**Request:**
Starting with the first line of the listing, quote each line exactly until and including the one with "plt.rcParams['font.family'] = ['Liberation", leaving pictures out.

---------- Data extract

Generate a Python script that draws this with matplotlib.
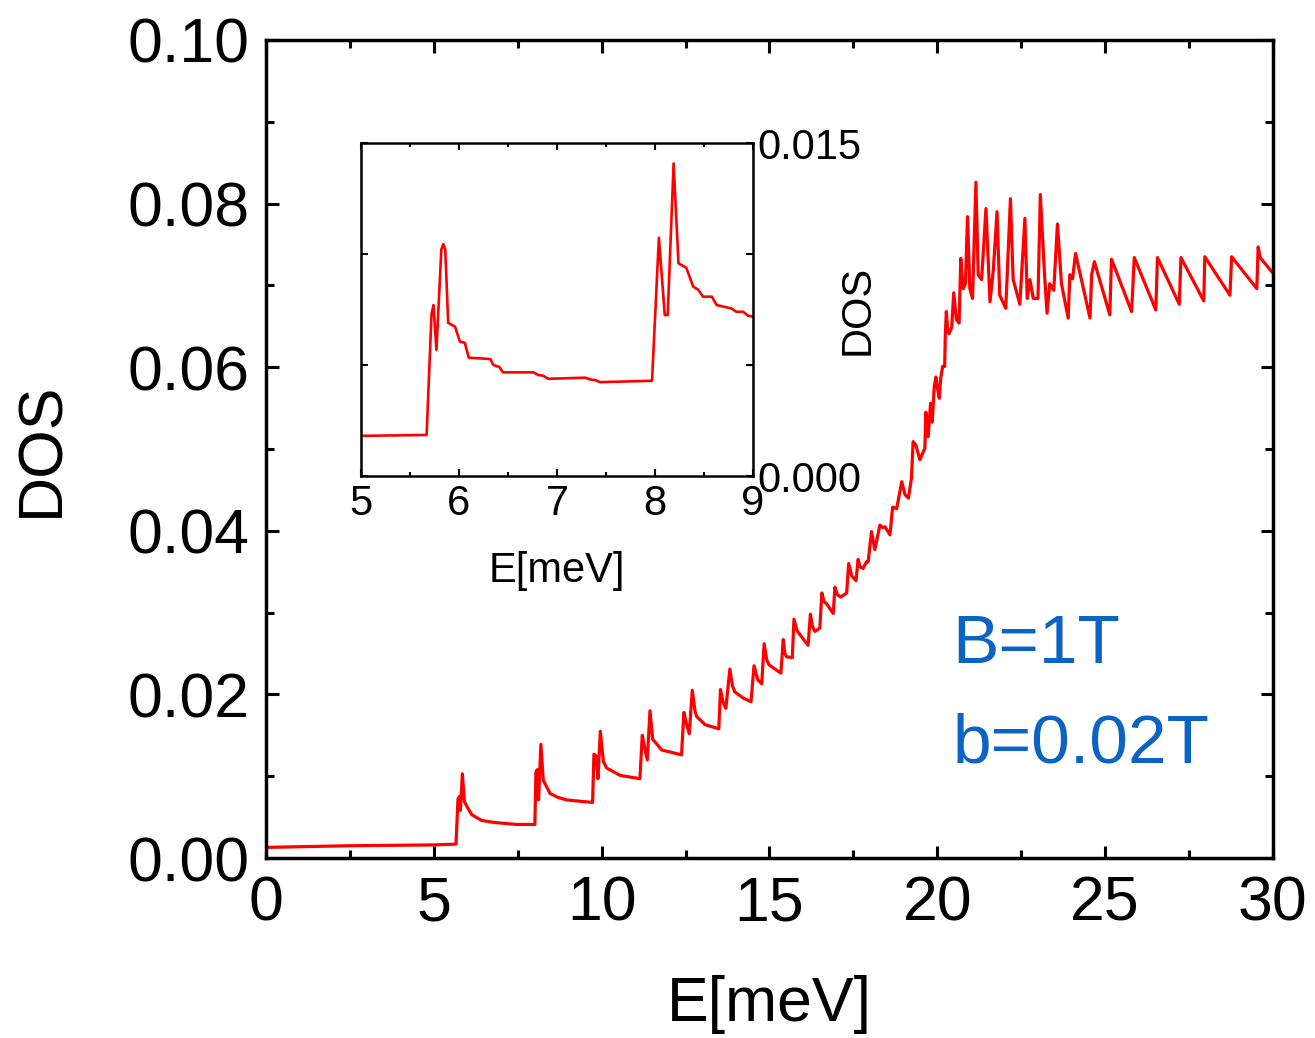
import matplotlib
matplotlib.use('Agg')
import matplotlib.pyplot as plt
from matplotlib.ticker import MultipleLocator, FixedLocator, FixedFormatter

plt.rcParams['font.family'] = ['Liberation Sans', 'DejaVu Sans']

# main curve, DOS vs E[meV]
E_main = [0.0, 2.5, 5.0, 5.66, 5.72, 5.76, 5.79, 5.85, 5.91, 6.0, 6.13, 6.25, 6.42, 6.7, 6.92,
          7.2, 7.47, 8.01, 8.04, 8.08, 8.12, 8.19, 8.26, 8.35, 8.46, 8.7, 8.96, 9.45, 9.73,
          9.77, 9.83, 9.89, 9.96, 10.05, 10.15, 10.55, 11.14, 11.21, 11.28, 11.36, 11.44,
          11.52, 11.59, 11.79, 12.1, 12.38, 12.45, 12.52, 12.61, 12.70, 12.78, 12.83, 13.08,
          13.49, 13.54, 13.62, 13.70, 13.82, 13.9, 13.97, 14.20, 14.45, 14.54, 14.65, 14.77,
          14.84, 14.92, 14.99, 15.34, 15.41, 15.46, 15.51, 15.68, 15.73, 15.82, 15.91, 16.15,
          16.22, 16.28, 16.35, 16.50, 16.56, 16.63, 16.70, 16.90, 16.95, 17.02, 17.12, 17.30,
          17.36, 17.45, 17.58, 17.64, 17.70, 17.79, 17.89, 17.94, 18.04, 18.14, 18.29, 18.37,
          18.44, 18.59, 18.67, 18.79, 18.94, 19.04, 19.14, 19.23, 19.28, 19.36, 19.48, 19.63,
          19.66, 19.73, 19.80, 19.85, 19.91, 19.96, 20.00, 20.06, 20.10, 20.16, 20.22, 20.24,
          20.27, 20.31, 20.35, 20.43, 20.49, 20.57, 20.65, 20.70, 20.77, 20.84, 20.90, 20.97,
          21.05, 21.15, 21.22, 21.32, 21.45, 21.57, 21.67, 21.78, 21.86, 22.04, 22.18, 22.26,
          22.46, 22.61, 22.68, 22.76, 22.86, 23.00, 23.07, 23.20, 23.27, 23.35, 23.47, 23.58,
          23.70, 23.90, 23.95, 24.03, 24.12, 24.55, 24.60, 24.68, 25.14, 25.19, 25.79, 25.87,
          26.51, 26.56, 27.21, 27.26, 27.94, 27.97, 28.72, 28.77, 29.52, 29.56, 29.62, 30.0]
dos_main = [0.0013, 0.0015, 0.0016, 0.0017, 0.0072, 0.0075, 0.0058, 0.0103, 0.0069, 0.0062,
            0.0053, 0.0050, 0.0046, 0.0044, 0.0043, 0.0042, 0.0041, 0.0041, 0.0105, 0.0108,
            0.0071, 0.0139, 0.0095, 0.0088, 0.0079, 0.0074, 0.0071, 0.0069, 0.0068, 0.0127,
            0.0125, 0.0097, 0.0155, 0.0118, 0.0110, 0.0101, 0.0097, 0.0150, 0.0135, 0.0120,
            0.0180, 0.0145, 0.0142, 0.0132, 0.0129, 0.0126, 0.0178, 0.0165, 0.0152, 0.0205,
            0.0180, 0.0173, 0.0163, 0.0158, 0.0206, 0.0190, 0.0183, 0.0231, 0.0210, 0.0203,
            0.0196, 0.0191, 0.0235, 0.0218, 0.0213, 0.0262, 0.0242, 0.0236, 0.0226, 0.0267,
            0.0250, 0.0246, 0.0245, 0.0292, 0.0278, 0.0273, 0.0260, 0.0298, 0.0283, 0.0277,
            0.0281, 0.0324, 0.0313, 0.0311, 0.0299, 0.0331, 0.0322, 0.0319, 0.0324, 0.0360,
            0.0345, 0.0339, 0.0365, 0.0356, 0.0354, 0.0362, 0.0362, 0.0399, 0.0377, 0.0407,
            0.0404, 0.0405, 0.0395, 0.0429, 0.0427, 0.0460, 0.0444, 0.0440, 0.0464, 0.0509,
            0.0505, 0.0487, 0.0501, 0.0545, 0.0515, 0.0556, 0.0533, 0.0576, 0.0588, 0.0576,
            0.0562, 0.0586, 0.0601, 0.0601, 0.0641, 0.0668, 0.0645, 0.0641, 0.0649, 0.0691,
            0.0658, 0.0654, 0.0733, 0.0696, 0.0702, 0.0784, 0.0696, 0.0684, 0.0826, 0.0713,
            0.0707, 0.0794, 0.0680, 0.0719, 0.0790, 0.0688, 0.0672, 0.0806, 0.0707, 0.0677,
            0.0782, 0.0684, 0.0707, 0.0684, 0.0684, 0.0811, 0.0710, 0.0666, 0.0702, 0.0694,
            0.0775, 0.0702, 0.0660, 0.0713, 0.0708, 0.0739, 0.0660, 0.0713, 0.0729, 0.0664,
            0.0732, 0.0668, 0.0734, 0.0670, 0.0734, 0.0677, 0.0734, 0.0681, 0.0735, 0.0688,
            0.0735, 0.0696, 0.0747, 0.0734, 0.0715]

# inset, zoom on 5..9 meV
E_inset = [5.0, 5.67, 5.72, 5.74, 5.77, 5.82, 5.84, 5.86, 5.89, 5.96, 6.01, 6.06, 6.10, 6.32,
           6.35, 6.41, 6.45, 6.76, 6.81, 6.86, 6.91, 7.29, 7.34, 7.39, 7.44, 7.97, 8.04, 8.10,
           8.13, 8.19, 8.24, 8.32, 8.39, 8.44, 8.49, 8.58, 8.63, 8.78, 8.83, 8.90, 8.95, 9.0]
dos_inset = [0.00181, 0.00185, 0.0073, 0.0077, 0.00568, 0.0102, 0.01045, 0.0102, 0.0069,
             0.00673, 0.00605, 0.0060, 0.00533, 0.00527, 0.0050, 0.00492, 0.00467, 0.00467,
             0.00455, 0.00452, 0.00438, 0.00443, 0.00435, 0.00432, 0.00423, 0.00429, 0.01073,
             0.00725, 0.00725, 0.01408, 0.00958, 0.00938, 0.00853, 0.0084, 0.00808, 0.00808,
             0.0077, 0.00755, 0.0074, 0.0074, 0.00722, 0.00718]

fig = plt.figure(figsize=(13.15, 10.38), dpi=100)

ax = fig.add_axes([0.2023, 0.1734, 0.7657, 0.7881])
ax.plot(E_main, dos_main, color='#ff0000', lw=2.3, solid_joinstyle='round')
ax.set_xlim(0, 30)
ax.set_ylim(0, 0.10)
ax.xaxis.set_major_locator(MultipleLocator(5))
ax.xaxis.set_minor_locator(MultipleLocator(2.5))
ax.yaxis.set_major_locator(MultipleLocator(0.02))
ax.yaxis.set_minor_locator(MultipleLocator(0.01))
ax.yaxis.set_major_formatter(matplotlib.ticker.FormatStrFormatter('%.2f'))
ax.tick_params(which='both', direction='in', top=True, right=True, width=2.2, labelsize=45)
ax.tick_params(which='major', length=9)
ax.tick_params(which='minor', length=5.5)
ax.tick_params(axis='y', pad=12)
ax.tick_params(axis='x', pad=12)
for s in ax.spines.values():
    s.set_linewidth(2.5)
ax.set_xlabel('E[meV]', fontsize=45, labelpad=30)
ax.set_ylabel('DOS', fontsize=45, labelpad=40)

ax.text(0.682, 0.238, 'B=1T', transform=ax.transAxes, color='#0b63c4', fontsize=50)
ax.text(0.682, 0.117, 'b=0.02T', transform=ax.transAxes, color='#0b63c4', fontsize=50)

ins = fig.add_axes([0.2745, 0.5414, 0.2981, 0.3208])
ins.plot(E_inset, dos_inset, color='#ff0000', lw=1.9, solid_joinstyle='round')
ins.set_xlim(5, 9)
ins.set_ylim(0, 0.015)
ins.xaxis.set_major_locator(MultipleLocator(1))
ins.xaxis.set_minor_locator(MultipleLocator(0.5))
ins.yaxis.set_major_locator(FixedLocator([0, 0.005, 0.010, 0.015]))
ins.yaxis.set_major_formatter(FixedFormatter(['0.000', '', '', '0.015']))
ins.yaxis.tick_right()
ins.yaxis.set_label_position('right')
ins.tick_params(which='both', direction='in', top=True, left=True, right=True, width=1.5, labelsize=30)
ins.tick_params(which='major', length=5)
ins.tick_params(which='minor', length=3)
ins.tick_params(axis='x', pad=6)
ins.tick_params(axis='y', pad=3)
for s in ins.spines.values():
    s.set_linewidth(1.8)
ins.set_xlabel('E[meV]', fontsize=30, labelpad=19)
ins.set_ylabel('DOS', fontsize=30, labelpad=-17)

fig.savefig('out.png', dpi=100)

--------------------

**Answer to this exercise:**
Generate a Python script that draws this with matplotlib.
import matplotlib
matplotlib.use('Agg')
import matplotlib.pyplot as plt
from matplotlib.ticker import MultipleLocator, FixedLocator, FixedFormatter

plt.rcParams['font.family'] = ['Liberation Sans', 'DejaVu Sans']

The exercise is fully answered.